[What to work on] Repeat the full listing below verbatim and keep the images out.

--- Begin Data shown ---

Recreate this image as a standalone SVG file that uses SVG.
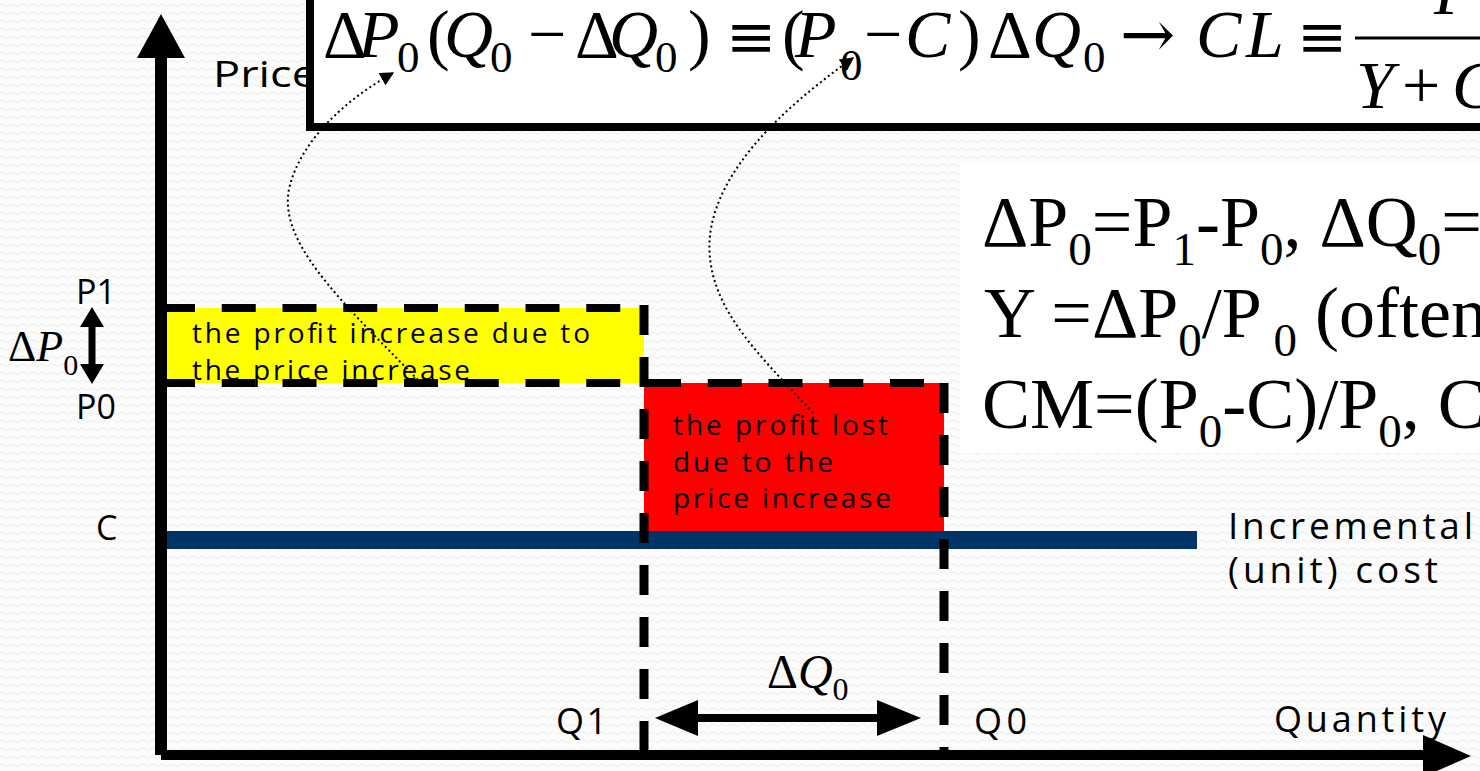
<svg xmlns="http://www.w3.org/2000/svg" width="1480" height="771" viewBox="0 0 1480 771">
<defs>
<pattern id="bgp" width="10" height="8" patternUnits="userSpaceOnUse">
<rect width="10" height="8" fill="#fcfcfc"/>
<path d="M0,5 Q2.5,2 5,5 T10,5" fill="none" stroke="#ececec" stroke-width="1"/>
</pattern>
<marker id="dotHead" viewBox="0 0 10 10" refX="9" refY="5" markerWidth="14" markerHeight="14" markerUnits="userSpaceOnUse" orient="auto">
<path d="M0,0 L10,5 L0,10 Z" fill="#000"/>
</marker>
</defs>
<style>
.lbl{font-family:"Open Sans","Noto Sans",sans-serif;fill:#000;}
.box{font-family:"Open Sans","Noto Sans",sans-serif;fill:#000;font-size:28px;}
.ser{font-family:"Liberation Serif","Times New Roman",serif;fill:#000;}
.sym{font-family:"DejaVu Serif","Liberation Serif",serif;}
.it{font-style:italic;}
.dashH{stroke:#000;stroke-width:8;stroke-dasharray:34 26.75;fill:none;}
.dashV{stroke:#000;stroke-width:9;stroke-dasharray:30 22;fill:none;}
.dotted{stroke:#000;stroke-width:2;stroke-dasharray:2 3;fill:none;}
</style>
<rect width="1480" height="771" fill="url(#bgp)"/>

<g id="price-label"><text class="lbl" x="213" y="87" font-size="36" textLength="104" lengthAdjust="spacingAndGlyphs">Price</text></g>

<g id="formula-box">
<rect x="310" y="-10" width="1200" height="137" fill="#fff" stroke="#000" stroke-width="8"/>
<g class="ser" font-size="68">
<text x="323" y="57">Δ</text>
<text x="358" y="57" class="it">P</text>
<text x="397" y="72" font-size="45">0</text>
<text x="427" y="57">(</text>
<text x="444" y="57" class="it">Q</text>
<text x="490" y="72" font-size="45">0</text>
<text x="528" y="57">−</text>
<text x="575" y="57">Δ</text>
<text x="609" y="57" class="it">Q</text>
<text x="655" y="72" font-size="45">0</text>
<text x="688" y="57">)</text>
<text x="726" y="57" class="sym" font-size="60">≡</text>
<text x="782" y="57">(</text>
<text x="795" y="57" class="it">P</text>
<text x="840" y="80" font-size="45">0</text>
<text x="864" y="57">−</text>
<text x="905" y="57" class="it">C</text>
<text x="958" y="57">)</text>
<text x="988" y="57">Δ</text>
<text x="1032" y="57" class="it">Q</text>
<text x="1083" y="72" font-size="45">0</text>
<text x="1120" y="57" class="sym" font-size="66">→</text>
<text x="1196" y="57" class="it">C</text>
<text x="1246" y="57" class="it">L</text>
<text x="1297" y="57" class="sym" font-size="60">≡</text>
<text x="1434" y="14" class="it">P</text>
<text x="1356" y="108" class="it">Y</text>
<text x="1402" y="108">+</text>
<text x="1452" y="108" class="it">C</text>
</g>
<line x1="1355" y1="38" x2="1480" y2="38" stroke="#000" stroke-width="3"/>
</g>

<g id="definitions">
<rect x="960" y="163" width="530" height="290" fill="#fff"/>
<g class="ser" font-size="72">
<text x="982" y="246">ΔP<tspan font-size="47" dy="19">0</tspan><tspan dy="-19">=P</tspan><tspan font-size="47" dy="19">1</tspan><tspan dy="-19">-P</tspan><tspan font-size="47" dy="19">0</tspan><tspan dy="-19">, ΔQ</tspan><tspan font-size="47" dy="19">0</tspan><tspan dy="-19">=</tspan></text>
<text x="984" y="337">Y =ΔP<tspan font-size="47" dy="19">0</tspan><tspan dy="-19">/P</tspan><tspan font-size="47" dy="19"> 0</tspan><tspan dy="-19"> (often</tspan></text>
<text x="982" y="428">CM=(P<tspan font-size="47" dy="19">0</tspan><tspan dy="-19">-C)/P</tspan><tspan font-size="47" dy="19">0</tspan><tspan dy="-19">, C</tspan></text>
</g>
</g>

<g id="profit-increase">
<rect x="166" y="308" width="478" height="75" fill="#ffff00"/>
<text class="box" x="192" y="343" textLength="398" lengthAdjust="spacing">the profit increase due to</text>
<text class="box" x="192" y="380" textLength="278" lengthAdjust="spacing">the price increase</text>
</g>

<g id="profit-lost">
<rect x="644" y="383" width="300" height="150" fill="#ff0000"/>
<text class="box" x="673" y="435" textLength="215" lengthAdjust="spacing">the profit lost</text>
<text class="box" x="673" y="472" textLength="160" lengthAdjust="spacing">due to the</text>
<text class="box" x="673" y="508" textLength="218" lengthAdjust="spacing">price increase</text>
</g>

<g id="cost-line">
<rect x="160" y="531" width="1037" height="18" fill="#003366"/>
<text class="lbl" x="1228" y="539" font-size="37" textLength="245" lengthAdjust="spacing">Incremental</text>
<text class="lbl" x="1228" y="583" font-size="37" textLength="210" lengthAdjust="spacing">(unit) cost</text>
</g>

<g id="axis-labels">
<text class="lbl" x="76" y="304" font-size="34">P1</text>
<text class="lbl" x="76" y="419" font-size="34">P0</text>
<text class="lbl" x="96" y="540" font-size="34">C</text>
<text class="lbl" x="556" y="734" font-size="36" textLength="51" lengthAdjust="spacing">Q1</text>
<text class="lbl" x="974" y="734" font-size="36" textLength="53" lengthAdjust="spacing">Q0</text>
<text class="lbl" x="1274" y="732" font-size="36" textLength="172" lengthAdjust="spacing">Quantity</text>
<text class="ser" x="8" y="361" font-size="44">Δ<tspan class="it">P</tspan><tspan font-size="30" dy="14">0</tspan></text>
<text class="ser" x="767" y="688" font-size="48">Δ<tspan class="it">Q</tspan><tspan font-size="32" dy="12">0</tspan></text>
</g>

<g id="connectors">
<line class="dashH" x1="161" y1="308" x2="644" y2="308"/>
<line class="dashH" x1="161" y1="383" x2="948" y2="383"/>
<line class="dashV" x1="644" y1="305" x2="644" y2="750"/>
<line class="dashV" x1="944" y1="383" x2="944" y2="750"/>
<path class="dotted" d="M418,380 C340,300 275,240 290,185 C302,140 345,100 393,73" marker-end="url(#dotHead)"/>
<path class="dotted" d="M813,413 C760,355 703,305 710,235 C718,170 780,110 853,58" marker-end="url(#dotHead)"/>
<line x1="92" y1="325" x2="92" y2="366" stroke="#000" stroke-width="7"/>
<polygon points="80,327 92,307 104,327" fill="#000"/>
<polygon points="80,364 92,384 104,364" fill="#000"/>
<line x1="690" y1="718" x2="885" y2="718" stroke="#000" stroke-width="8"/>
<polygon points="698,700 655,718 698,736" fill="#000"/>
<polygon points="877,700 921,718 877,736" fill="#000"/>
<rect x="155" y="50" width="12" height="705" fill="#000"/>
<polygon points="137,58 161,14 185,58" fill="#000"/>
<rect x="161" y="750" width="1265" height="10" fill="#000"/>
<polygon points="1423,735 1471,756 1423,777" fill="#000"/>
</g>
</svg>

--- End Data shown ---

[The response]
Recreate this image as a standalone SVG file that uses SVG.
<svg xmlns="http://www.w3.org/2000/svg" width="1480" height="771" viewBox="0 0 1480 771">
<defs>
<pattern id="bgp" width="10" height="8" patternUnits="userSpaceOnUse">
<rect width="10" height="8" fill="#fcfcfc"/>
<path d="M0,5 Q2.5,2 5,5 T10,5" fill="none" stroke="#ececec" stroke-width="1"/>
</pattern>
<marker id="dotHead" viewBox="0 0 10 10" refX="9" refY="5" markerWidth="14" markerHeight="14" markerUnits="userSpaceOnUse" orient="auto">
<path d="M0,0 L10,5 L0,10 Z" fill="#000"/>
</marker>
</defs>
<style>
.lbl{font-family:"Open Sans","Noto Sans",sans-serif;fill:#000;}
.box{font-family:"Open Sans","Noto Sans",sans-serif;fill:#000;font-size:28px;}
.ser{font-family:"Liberation Serif","Times New Roman",serif;fill:#000;}
.sym{font-family:"DejaVu Serif","Liberation Serif",serif;}
.it{font-style:italic;}
.dashH{stroke:#000;stroke-width:8;stroke-dasharray:34 26.75;fill:none;}
.dashV{stroke:#000;stroke-width:9;stroke-dasharray:30 22;fill:none;}
.dotted{stroke:#000;stroke-width:2;stroke-dasharray:2 3;fill:none;}
</style>
<rect width="1480" height="771" fill="url(#bgp)"/>

<g id="price-label"><text class="lbl" x="213" y="87" font-size="36" textLength="104" lengthAdjust="spacingAndGlyphs">Price</text></g>

<g id="formula-box">
<rect x="310" y="-10" width="1200" height="137" fill="#fff" stroke="#000" stroke-width="8"/>
<g class="ser" font-size="68">
<text x="323" y="57">Δ</text>
<text x="358" y="57" class="it">P</text>
<text x="397" y="72" font-size="45">0</text>
<text x="427" y="57">(</text>
<text x="444" y="57" class="it">Q</text>
<text x="490" y="72" font-size="45">0</text>
<text x="528" y="57">−</text>
<text x="575" y="57">Δ</text>
<text x="609" y="57" class="it">Q</text>
<text x="655" y="72" font-size="45">0</text>
<text x="688" y="57">)</text>
<text x="726" y="57" class="sym" font-size="60">≡</text>
<text x="782" y="57">(</text>
<text x="795" y="57" class="it">P</text>
<text x="840" y="80" font-size="45">0</text>
<text x="864" y="57">−</text>
<text x="905" y="57" class="it">C</text>
<text x="958" y="57">)</text>
<text x="988" y="57">Δ</text>
<text x="1032" y="57" class="it">Q</text>
<text x="1083" y="72" font-size="45">0</text>
<text x="1120" y="57" class="sym" font-size="66">→</text>
<text x="1196" y="57" class="it">C</text>
<text x="1246" y="57" class="it">L</text>
<text x="1297" y="57" class="sym" font-size="60">≡</text>
<text x="1434" y="14" class="it">P</text>
<text x="1356" y="108" class="it">Y</text>
<text x="1402" y="108">+</text>
<text x="1452" y="108" class="it">C</text>
</g>
<line x1="1355" y1="38" x2="1480" y2="38" stroke="#000" stroke-width="3"/>
</g>

<g id="definitions">
<rect x="960" y="163" width="530" height="290" fill="#fff"/>
<g class="ser" font-size="72">
<text x="982" y="246">ΔP<tspan font-size="47" dy="19">0</tspan><tspan dy="-19">=P</tspan><tspan font-size="47" dy="19">1</tspan><tspan dy="-19">-P</tspan><tspan font-size="47" dy="19">0</tspan><tspan dy="-19">, ΔQ</tspan><tspan font-size="47" dy="19">0</tspan><tspan dy="-19">=</tspan></text>
<text x="984" y="337">Y =ΔP<tspan font-size="47" dy="19">0</tspan><tspan dy="-19">/P</tspan><tspan font-size="47" dy="19"> 0</tspan><tspan dy="-19"> (often</tspan></text>
<text x="982" y="428">CM=(P<tspan font-size="47" dy="19">0</tspan><tspan dy="-19">-C)/P</tspan><tspan font-size="47" dy="19">0</tspan><tspan dy="-19">, C</tspan></text>
</g>
</g>

<g id="profit-increase">
<rect x="166" y="308" width="478" height="75" fill="#ffff00"/>
<text class="box" x="192" y="343" textLength="398" lengthAdjust="spacing">the profit increase due to</text>
<text class="box" x="192" y="380" textLength="278" lengthAdjust="spacing">the price increase</text>
</g>

<g id="profit-lost">
<rect x="644" y="383" width="300" height="150" fill="#ff0000"/>
<text class="box" x="673" y="435" textLength="215" lengthAdjust="spacing">the profit lost</text>
<text class="box" x="673" y="472" textLength="160" lengthAdjust="spacing">due to the</text>
<text class="box" x="673" y="508" textLength="218" lengthAdjust="spacing">price increase</text>
</g>

<g id="cost-line">
<rect x="160" y="531" width="1037" height="18" fill="#003366"/>
<text class="lbl" x="1228" y="539" font-size="37" textLength="245" lengthAdjust="spacing">Incremental</text>
<text class="lbl" x="1228" y="583" font-size="37" textLength="210" lengthAdjust="spacing">(unit) cost</text>
</g>

<g id="axis-labels">
<text class="lbl" x="76" y="304" font-size="34">P1</text>
<text class="lbl" x="76" y="419" font-size="34">P0</text>
<text class="lbl" x="96" y="540" font-size="34">C</text>
<text class="lbl" x="556" y="734" font-size="36" textLength="51" lengthAdjust="spacing">Q1</text>
<text class="lbl" x="974" y="734" font-size="36" textLength="53" lengthAdjust="spacing">Q0</text>
<text class="lbl" x="1274" y="732" font-size="36" textLength="172" lengthAdjust="spacing">Quantity</text>
<text class="ser" x="8" y="361" font-size="44">Δ<tspan class="it">P</tspan><tspan font-size="30" dy="14">0</tspan></text>
<text class="ser" x="767" y="688" font-size="48">Δ<tspan class="it">Q</tspan><tspan font-size="32" dy="12">0</tspan></text>
</g>

<g id="connectors">
<line class="dashH" x1="161" y1="308" x2="644" y2="308"/>
<line class="dashH" x1="161" y1="383" x2="948" y2="383"/>
<line class="dashV" x1="644" y1="305" x2="644" y2="750"/>
<line class="dashV" x1="944" y1="383" x2="944" y2="750"/>
<path class="dotted" d="M418,380 C340,300 275,240 290,185 C302,140 345,100 393,73" marker-end="url(#dotHead)"/>
<path class="dotted" d="M813,413 C760,355 703,305 710,235 C718,170 780,110 853,58" marker-end="url(#dotHead)"/>
<line x1="92" y1="325" x2="92" y2="366" stroke="#000" stroke-width="7"/>
<polygon points="80,327 92,307 104,327" fill="#000"/>
<polygon points="80,364 92,384 104,364" fill="#000"/>
<line x1="690" y1="718" x2="885" y2="718" stroke="#000" stroke-width="8"/>
<polygon points="698,700 655,718 698,736" fill="#000"/>
<polygon points="877,700 921,718 877,736" fill="#000"/>
<rect x="155" y="50" width="12" height="705" fill="#000"/>
<polygon points="137,58 161,14 185,58" fill="#000"/>
<rect x="161" y="750" width="1265" height="10" fill="#000"/>
<polygon points="1423,735 1471,756 1423,777" fill="#000"/>
</g>
</svg>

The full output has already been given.